**Your objective**
Using the data below, return word for word every line from the one holding "Reproduce this chart" down to the one holding "from matplotlib.ticker import NullLocator". Leave pictures out.

**Input rows**
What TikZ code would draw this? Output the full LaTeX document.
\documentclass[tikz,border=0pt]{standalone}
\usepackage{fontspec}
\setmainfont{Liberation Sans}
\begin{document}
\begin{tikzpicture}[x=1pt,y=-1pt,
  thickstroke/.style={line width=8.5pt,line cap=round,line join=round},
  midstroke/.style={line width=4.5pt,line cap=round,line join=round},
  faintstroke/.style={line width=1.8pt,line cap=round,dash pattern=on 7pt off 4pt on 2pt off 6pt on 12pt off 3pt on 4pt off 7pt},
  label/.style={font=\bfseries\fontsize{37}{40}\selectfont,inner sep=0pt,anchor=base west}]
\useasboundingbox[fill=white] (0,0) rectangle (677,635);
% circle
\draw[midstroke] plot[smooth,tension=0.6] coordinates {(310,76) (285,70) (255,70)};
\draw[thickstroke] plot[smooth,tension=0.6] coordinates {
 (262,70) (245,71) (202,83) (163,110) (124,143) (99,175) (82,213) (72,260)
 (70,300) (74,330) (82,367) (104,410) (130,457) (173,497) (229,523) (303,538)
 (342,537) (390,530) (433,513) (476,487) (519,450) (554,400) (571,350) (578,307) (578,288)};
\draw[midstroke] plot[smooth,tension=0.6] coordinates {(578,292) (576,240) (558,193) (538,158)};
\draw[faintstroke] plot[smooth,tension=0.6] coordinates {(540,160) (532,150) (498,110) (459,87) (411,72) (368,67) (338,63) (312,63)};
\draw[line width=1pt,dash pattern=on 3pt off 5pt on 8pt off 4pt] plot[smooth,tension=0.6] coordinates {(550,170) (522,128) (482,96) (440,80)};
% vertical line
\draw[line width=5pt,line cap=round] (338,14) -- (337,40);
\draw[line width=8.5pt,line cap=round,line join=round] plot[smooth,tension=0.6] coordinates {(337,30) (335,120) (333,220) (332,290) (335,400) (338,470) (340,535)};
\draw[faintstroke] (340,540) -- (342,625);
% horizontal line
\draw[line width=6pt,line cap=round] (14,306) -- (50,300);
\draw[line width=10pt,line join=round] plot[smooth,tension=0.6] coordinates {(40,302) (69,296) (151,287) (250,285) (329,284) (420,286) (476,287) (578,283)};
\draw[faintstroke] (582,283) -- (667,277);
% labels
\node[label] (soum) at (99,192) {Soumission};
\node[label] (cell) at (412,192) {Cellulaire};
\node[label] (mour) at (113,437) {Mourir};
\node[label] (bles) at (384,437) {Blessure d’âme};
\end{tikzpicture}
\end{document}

---

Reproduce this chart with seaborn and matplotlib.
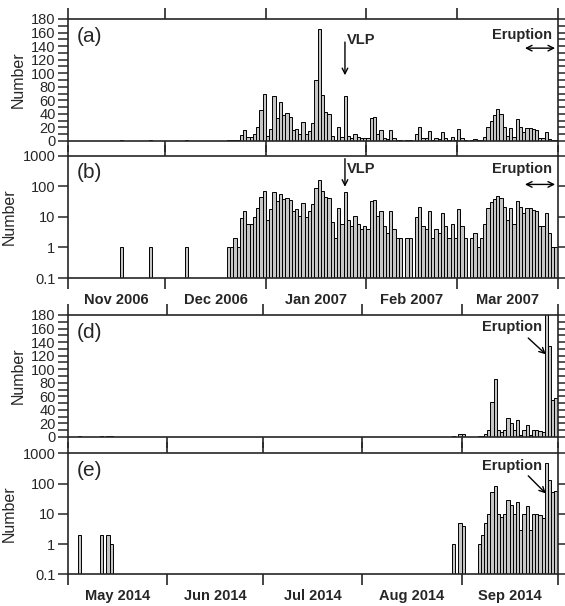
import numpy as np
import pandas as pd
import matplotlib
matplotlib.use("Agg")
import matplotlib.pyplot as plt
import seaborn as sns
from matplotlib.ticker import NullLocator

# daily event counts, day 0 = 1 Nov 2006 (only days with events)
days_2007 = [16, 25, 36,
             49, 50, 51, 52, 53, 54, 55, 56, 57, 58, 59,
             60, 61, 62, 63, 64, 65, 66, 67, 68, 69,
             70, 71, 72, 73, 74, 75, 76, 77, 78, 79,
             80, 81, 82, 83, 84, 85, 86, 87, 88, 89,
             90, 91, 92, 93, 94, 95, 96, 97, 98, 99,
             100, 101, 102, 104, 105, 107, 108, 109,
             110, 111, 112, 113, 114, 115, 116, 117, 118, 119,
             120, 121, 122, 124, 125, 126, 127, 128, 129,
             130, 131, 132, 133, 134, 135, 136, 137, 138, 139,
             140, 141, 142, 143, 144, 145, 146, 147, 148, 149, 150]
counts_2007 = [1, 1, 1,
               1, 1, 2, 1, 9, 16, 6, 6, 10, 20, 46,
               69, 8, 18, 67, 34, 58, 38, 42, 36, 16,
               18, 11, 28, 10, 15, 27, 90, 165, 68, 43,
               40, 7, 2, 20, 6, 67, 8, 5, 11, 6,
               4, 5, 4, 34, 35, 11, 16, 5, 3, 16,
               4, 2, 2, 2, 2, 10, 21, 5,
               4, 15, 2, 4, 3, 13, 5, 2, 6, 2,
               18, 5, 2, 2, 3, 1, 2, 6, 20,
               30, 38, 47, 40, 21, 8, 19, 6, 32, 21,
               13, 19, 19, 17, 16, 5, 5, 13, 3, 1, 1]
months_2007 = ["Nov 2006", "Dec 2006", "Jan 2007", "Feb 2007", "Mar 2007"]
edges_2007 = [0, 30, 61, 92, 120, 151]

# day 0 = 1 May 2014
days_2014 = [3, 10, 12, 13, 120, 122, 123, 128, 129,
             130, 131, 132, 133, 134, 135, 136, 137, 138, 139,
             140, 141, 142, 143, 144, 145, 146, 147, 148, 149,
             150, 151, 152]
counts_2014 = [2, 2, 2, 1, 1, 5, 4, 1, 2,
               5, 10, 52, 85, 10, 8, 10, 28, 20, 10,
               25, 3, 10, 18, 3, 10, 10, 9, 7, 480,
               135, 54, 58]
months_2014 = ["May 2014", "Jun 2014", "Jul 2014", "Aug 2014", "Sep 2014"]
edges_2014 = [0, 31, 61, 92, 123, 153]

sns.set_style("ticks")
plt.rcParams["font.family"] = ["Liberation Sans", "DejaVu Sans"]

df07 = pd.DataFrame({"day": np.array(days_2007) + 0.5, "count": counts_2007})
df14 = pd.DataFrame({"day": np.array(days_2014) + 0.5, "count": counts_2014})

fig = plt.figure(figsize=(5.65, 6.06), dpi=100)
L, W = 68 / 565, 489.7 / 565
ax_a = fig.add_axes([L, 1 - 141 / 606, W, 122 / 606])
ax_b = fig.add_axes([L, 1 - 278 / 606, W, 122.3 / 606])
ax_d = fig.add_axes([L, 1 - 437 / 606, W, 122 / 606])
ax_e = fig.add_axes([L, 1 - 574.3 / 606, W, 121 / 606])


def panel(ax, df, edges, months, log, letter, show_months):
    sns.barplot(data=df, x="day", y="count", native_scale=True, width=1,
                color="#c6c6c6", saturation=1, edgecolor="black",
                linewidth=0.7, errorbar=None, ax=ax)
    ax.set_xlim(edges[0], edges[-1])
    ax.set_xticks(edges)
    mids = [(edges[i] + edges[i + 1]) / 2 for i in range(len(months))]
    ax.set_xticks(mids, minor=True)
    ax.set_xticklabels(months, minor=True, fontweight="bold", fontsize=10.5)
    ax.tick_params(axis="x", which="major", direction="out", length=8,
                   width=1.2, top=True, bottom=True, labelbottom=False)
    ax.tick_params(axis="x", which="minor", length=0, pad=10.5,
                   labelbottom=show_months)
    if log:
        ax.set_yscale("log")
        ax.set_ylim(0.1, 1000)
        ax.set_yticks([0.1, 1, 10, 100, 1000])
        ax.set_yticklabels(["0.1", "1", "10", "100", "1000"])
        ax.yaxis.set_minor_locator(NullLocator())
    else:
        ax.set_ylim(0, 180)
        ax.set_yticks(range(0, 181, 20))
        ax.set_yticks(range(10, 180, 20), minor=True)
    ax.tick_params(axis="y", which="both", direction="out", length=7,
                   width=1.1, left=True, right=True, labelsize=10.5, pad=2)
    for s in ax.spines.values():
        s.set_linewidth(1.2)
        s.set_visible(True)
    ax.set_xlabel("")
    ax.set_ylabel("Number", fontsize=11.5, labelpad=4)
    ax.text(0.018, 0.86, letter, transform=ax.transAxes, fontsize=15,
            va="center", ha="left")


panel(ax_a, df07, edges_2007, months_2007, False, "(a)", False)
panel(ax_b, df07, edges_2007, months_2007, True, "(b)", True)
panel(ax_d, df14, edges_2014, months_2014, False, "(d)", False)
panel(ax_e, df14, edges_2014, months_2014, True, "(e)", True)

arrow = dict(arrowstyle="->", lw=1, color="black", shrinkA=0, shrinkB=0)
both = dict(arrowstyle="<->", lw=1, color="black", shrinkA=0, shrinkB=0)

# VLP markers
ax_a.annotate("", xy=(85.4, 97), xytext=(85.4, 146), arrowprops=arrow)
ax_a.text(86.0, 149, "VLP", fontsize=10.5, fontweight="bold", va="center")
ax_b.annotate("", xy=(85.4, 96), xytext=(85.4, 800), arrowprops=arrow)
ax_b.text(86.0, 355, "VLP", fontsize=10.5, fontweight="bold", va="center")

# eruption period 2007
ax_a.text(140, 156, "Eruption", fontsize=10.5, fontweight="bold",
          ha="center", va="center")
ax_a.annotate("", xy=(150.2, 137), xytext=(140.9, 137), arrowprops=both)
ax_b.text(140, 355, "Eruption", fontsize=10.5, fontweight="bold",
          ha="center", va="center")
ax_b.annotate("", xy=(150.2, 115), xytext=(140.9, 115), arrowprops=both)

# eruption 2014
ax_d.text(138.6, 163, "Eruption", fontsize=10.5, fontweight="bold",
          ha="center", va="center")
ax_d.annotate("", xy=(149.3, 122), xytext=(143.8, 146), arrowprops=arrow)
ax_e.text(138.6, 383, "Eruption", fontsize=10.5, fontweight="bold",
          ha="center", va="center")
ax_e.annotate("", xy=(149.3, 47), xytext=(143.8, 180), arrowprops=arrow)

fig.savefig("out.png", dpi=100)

**Full answer**
Reproduce this chart with seaborn and matplotlib.
import numpy as np
import pandas as pd
import matplotlib
matplotlib.use("Agg")
import matplotlib.pyplot as plt
import seaborn as sns
from matplotlib.ticker import NullLocator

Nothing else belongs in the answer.